# Prompt:
Return precisely the span of lines from the top of the material below to the line containing "lbsHarvested.length, y: lbsHarvested[lbsHarvested.length", both included. Pictures are excluded.

# Information provided:
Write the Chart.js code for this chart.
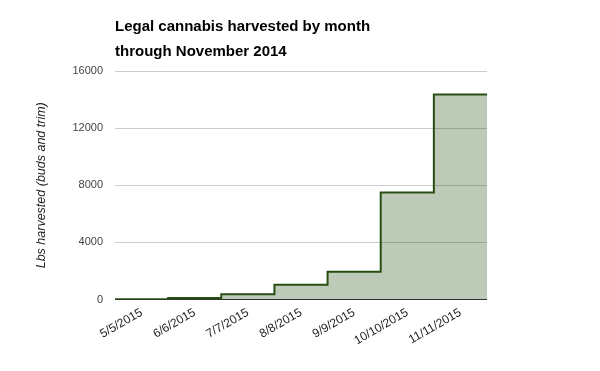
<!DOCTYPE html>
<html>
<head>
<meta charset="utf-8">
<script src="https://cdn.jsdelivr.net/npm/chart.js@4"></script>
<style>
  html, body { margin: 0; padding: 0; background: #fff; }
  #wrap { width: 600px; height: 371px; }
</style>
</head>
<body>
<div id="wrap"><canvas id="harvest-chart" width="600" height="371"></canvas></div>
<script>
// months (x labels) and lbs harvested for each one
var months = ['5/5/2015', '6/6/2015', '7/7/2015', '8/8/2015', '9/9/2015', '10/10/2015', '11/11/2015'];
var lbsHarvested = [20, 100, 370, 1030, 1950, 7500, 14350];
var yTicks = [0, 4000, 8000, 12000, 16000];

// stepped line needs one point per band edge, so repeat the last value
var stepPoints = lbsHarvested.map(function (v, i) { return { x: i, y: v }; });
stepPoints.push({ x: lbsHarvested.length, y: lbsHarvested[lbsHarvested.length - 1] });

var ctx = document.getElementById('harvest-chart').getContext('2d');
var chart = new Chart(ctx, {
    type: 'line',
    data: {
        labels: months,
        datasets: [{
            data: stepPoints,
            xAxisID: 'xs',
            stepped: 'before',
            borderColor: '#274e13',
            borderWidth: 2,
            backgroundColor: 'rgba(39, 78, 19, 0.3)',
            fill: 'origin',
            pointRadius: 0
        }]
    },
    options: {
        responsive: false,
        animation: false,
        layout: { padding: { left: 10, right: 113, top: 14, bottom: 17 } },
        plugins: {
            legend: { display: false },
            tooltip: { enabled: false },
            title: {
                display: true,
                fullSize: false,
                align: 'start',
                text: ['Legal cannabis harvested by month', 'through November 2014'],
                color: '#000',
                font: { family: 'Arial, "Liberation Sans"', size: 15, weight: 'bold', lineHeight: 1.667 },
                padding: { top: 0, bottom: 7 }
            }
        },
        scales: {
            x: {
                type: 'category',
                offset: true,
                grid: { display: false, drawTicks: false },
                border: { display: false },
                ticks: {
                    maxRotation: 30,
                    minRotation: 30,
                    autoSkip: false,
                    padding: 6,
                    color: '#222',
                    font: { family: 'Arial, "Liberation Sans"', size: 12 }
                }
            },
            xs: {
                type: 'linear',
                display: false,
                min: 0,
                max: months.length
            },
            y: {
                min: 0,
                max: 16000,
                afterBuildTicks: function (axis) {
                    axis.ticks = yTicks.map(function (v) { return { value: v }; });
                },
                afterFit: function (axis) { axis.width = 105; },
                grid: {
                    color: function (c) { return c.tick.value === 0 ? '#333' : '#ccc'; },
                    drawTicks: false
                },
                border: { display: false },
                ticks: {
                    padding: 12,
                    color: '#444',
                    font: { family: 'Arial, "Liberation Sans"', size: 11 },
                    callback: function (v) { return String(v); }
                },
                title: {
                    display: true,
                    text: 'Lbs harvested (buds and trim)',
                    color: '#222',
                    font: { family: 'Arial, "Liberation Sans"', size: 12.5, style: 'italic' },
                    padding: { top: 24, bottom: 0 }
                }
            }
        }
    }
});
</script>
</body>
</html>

# Exercise response:
Write the Chart.js code for this chart.
<!DOCTYPE html>
<html>
<head>
<meta charset="utf-8">
<script src="https://cdn.jsdelivr.net/npm/chart.js@4"></script>
<style>
  html, body { margin: 0; padding: 0; background: #fff; }
  #wrap { width: 600px; height: 371px; }
</style>
</head>
<body>
<div id="wrap"><canvas id="harvest-chart" width="600" height="371"></canvas></div>
<script>
// months (x labels) and lbs harvested for each one
var months = ['5/5/2015', '6/6/2015', '7/7/2015', '8/8/2015', '9/9/2015', '10/10/2015', '11/11/2015'];
var lbsHarvested = [20, 100, 370, 1030, 1950, 7500, 14350];
var yTicks = [0, 4000, 8000, 12000, 16000];

// stepped line needs one point per band edge, so repeat the last value
var stepPoints = lbsHarvested.map(function (v, i) { return { x: i, y: v }; });
stepPoints.push({ x: lbsHarvested.length, y: lbsHarvested[lbsHarvested.length - 1] });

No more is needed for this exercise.